The Timothy Files
THE TIMOTHY FILES is a good and bad news for fans of prolific suspense novelist Lawrence Sanders. The good news is Timothy Cone. Despite the cliches--he is a hard-drinking loner and a Vietnam veteran--Timothy is a well-drawn and appealing character. An investigator for Haldering and Company, specialists in corporate intelligence, Timothy has the hard-boiled detective’s traditional virtues. He is a dogged truth seeker, has a firm sense of justice, and is compassionate on occasion. In addition, Timothy lives in a dilapidated but appealing loft on lower Broadway, keeps a charmingly ragged cat, and is apparently monogamous.
Timothy enjoys an effective supporting cast of coworkers and policemen, including Samantha Whatley, Timothy’s no-nonsense superior. Also effective is the book’s prose. Telling his story in the third person, Sanders makes clever use of the present tense to propel the reader through the book at a rapid pace.
The bad news is that THE TIMOTHY FILES has a weak plot. Indeed, the book really contains three nearly unrelated short novels. Each holds the reader’s attention, but none is satisfactorily resolved. The reader knows almost from the outset who the villains are. Thus, rather than “who done it?” the real mystery is “what are they doing and why?” The answers are unconvincing. Indicative of this is the fact that the book’s four murders become progressively more senseless, and the last is never really explained at all.
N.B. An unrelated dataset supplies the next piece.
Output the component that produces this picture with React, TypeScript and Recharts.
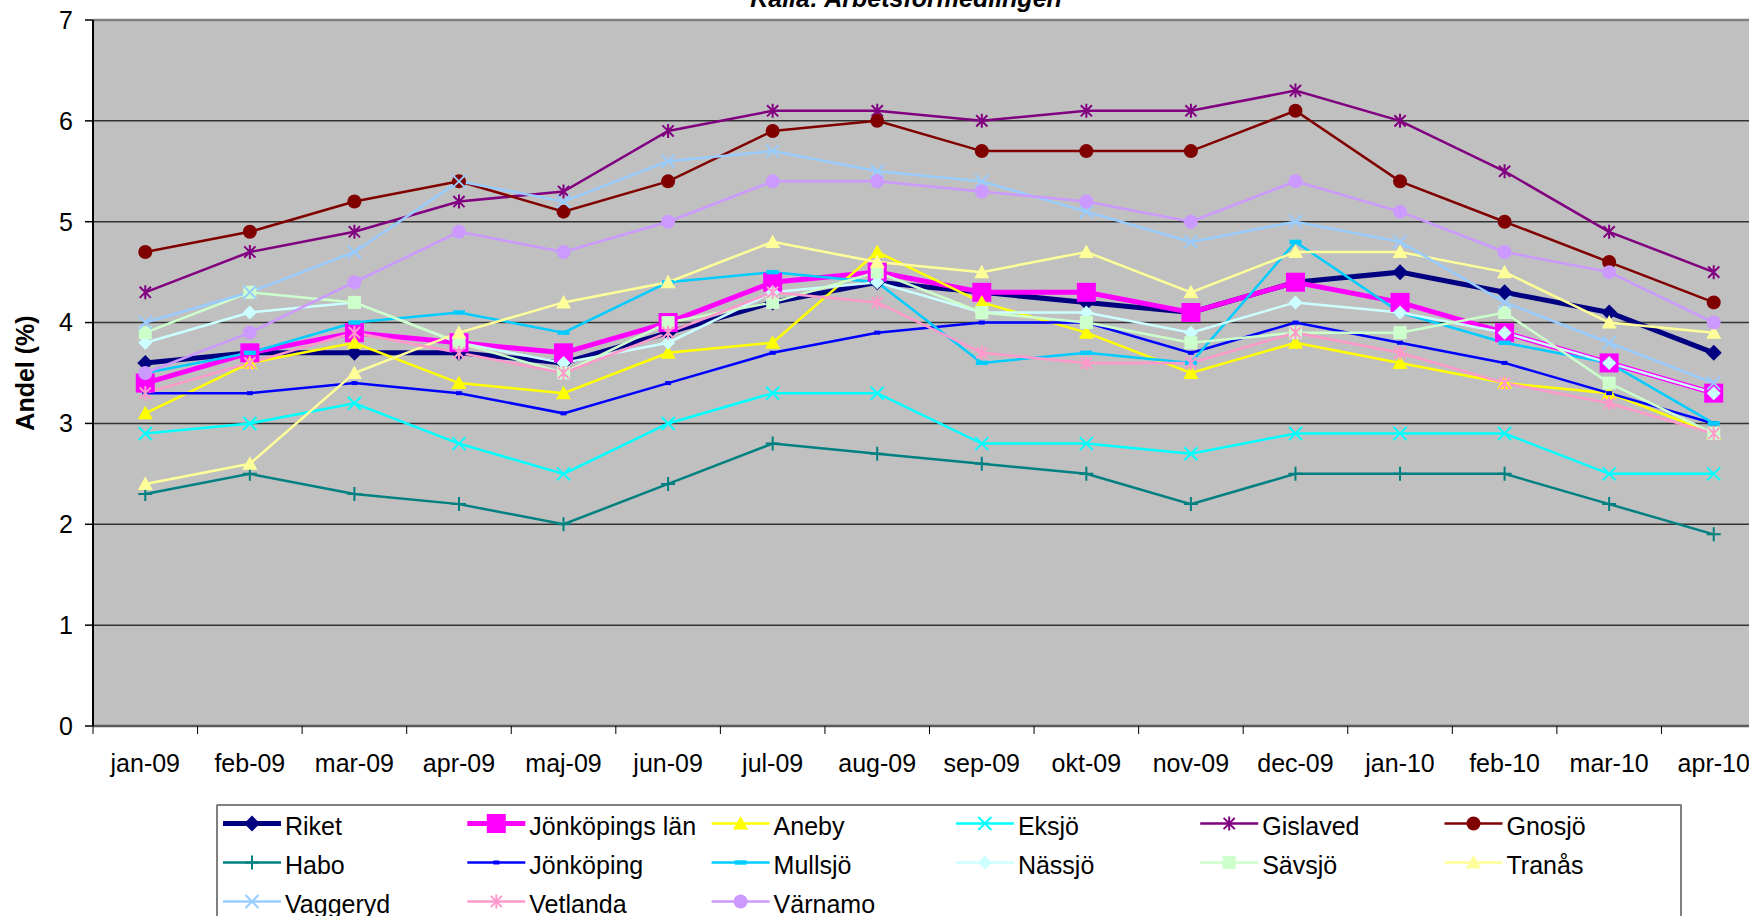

The book also fails to exploit properly its setting--the enormous commotion and energy of Wall Street remains uncaptured. Nor does Sanders penetrate the innards of corporate power or business-related crimes; some time spent studying the well-publicized trading scandals might have helped in this regard.
In sum, this is a suspenseful book which is enjoyable as long as it is not taken too seriously.